Asset condition monitoring (ACM) is a technique used to leverage health monitoring and data processing functions inherent within the assets. It is comprised of data acquisition, integration, contextualization, data exchange, and tools and processes to manage and restore the asset or work cell to a healthy state. These functional elements are required to deliver a complete solution and drive the operational and economic benefits targeted by a manufacturer.  ACM redirects maintenance policies toward condition-based maintenance or predictive maintenance. These strategies require monitoring and managing of the condition of equipment assets to minimize disruptions to manufacturing operations due to equipment downtime.  

With the advances in IoT, the author believes that data collection, data manipulation, and fault detection can be done in a fraction of the time required by industry just a few years ago. The IoT platforms can integrate the machine health with the overall factory process, unit number, work instructions, and engineering changes. This integrated approach would be very effective in advancing PHM as a useful tool within the manufacturing operations management function.  

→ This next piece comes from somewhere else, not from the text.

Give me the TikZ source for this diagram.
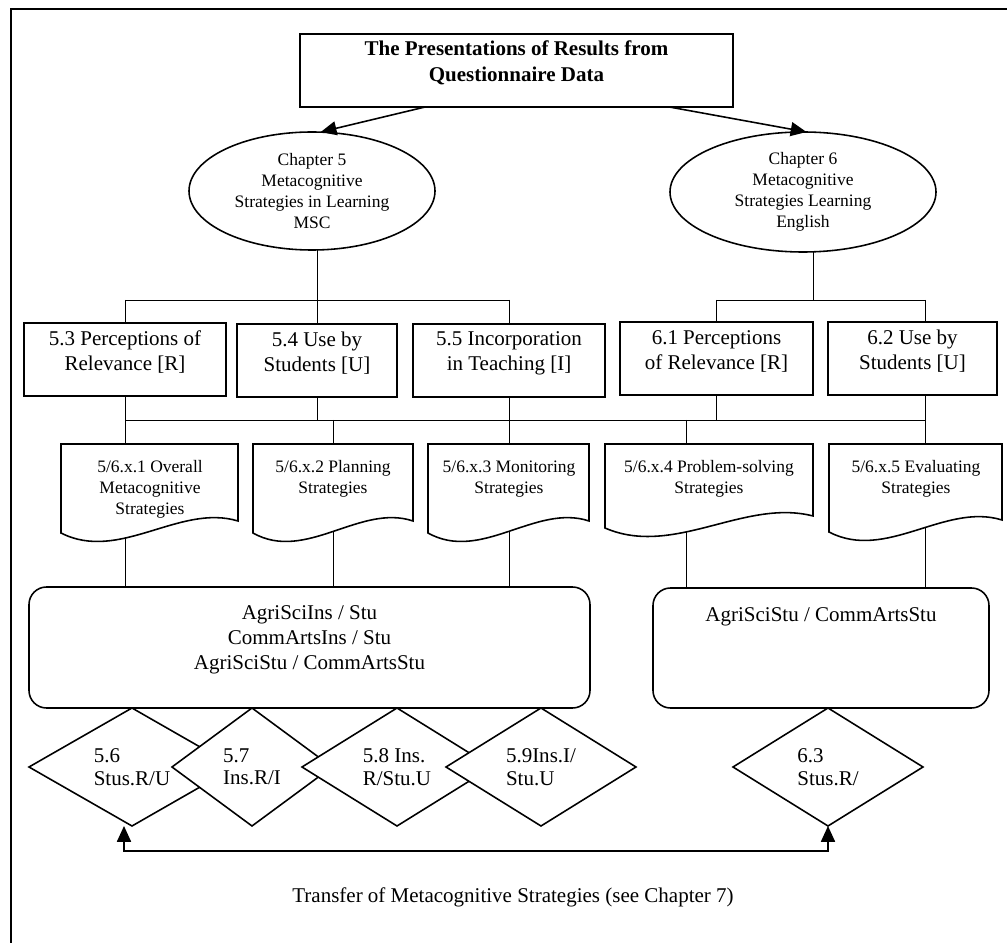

The author is a member of the ASME Subcommittee  on Monitoring, Diagnostics, and Prognostics for Advanced Manufacturing which is developing industry guidelines to assist enterprises (of any size) in making informed decisions regarding the addition and integration of PHM technology into factory equipment assets within existing or new manufacturing operations.

The guidelines will include recommended best practice for: 1) Identifying areas for improving operational efficiencies; 2) Defining operational use cases linked to desired cost benefits, safety and environmental considerations, and operational improvements; 3) establishing baseline of current maintenance practices and health-ready capability levels; and 4) Implementing cost-effective equipment asset condition management strategies and measuring their effectiveness in improving operational efficiencies.